In fact, he argues, it could begin as early as this spring or summer. This, he argues, would provide the only viable means of cooling the reservoirs, that according to NOAA, will be as hot as 2015.

Murray cracked open a window at the end of her remarks, though: “So it’s important that we look at all these issues and we do it in a balanced way, and actually right now the courts are looking at this issue and we’ll be watching closely to see what they say.”

Well, the courts have had their say, and Judge Simon was clear in his overall verdict: It is time to seriously consider removing those four dams.

Many observers seem to believe that the ruling will only ensure another round of studies and talks and delays. “Indications are that regional federal agencies will submit yet another inadequate plan, causing delays past 2018 and into 2020 or later,” Jim Waddell observes. “That’s already happened five times.”
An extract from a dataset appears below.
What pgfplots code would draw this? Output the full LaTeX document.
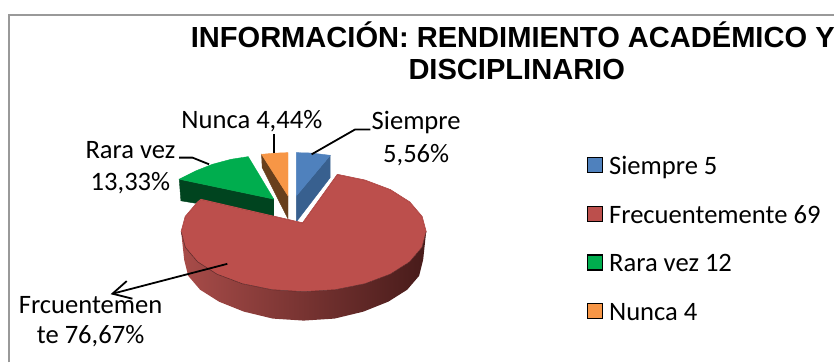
\documentclass[border=0pt]{standalone}
\usepackage{pgfplots}
\usepackage{fontspec}
\setmainfont{Carlito}
\newfontfamily\titlefont{Liberation Sans}
\pgfplotsset{compat=1.18}
\definecolor{rtop}{HTML}{BC4F4C}
\definecolor{rl}{HTML}{A84C49}
\definecolor{rm}{HTML}{682A2A}
\definecolor{rr}{HTML}{471B1A}
\definecolor{btop}{HTML}{4F81BD}
\definecolor{bside}{HTML}{38608F}
\definecolor{gtop}{HTML}{00AD4E}
\definecolor{gside}{HTML}{00441F}
\definecolor{otop}{HTML}{F79646}
\definecolor{oside}{HTML}{683F1C}
\newcommand{\lab}{\fontsize{26.7}{30}\selectfont}
\begin{document}
\begin{tikzpicture}
\begin{axis}[
  scale only axis, width=838pt, height=364pt,
  xmin=0, xmax=838, ymin=0, ymax=364, y dir=reverse,
  hide axis, clip=false,
  legend style={at={(axis cs:589,157)}, anchor=north west, draw=none, fill=none,
    font=\lab, row sep=31pt, inner sep=0pt,
    nodes={inner sep=0pt, anchor=west, text depth=0pt},
    /tikz/every odd column/.style={column sep=6pt}},
  legend cell align=left,
  legend image code/.code={\draw[#1, line width=1.6pt] (0pt,-7pt) rectangle (15pt,8pt);},
]
% page extent
\addplot[draw=none, forget plot] coordinates {(0,0) (838,0) (838,364) (0,364)};
% frame
\addplot[color=black!40, line width=1.5pt, forget plot] coordinates {(9,364) (9,15) (838,15)};
% green slice
\addplot[fill=gside, draw=gside, forget plot] coordinates {(180,180) (181.7,201.7) (275,217) (275,200)} -- cycle;
\addplot[fill=gtop, draw=gtop, forget plot] coordinates {(180,180) (197,171.5) (213.3,165) (232,160) (249.3,157.3) (275,200)} -- cycle;
% orange slice
\addplot[fill=oside, draw=oside, forget plot] coordinates {(262.7,155) (263.3,168.3) (289.3,220) (289.3,196.7)} -- cycle;
\addplot[fill=otop, draw=otop, forget plot] coordinates {(262.7,155) (276,153.8) (289.3,153.3) (289.3,196.7)} -- cycle;
% blue slice
\addplot[fill=bside, draw=bside, forget plot] coordinates {(297.7,196.7) (331.7,156) (331.7,178.3) (297.7,222.7)} -- cycle;
\addplot[fill=btop, draw=btop, forget plot] coordinates {(297.7,153.3) (313,153.7) (331.7,156) (297.7,196.7)} -- cycle;
% red side wall
\addplot[left color=rl, middle color=rm, right color=rr, draw=none, forget plot] coordinates {
 (428,233) (423.8,248.5) (411.5,263) (392,275.4) (366.5,285) (336.8,291) (305,293) (273.2,291) (243.5,285) (218,275.4) (198.5,263) (186.2,248.5) (182,233)
 (185,261) (189,277) (201,291) (220,303) (245,313) (274,320) (305,322) (336,320) (365,313) (390,303) (409,291) (421,277) (425,261)} -- cycle;
% red top
\addplot[fill=rtop, draw=rm!85!black, line width=0.5pt, forget plot] coordinates {
 (304,224) (338.9,175.3) (366.5,181) (392,190.6) (411.5,203) (423.8,217.5) (428,233) (423.8,248.5) (411.5,263) (392,275.4) (366.5,285) (336.8,291) (305,293) (273.2,291) (243.5,285) (218,275.4) (198.5,263) (186.2,248.5) (182,233) (186.2,217.5) (198.5,203) (201.8,200.3)} -- cycle;
\addplot[draw=rtop, line width=1pt, forget plot] coordinates {(201.8,200.3) (304,224) (338.9,175.3)};
\addplot[draw=rtop, line width=1pt, forget plot] coordinates {(338.9,175.3) (366.5,181) (392,190.6) (411.5,203) (423.8,217.5) (428,233)};
\addplot[draw=rtop, line width=1pt, forget plot] coordinates {(182,233) (186.2,217.5) (198.5,203) (201.8,200.3)};
% leader lines
\addplot[black, line width=1.8pt, forget plot] coordinates {(313,155) (356.7,130) (372,130)};
\addplot[black, line width=1.8pt, forget plot] coordinates {(275,154) (275,135)};
\addplot[black, line width=1.8pt, forget plot] coordinates {(210,165) (193.3,158.3) (180,158.3)};
\addplot[black, line width=1.8pt, forget plot] coordinates {(228.3,265) (113,295)};
\addplot[black, line width=1.8pt, forget plot] coordinates {(127.3,282.3) (113,295) (133,300)};
% legend
\addlegendimage{fill=btop, draw=black}\addlegendentry{Siempre 5}
\addlegendimage{fill=rtop, draw=black}\addlegendentry{Frecuentemente 69}
\addlegendimage{fill=gtop, draw=black}\addlegendentry{Rara vez 12}
\addlegendimage{fill=otop, draw=black}\addlegendentry{Nunca 4}
% texts
\node[font=\titlefont\bfseries\fontsize{29.2}{32}\selectfont, anchor=center] at (axis cs:515,35) {INFORMACIÓN: RENDIMIENTO ACADÉMICO Y};
\node[font=\titlefont\bfseries\fontsize{29.2}{32}\selectfont, anchor=center] at (axis cs:519,70) {DISCIPLINARIO};
\node[font=\lab] at (axis cs:418,123) {Siempre};
\node[font=\lab] at (axis cs:418,156) {5,56\%};
\node[font=\lab] at (axis cs:253,122) {Nunca 4,44\%};
\node[font=\lab] at (axis cs:131,151) {Rara vez};
\node[font=\lab] at (axis cs:131,184) {13,33\%};
\node[font=\lab] at (axis cs:91,306) {Frcuentemen};
\node[font=\lab] at (axis cs:91,338) {te 76,67\%};
\end{axis}
\end{tikzpicture}
\end{document}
But Waddell believes that the time has run out, both for the orcas, and for the salmon. He has proposed an immediate drawdown on Lower Granite dam to protect salmon from high river temperatures this summer, and starting the breaching process by the end of the year.

“Without action now,” he says, “Snake River wild salmon runs will be lost in the next one to three years, with hatcheries not far behind.”

If that happens, it will be because of the failure of the federal administrations to respond in a timely fashion, and a massive failure of political will on the part of the Washington’s politicians.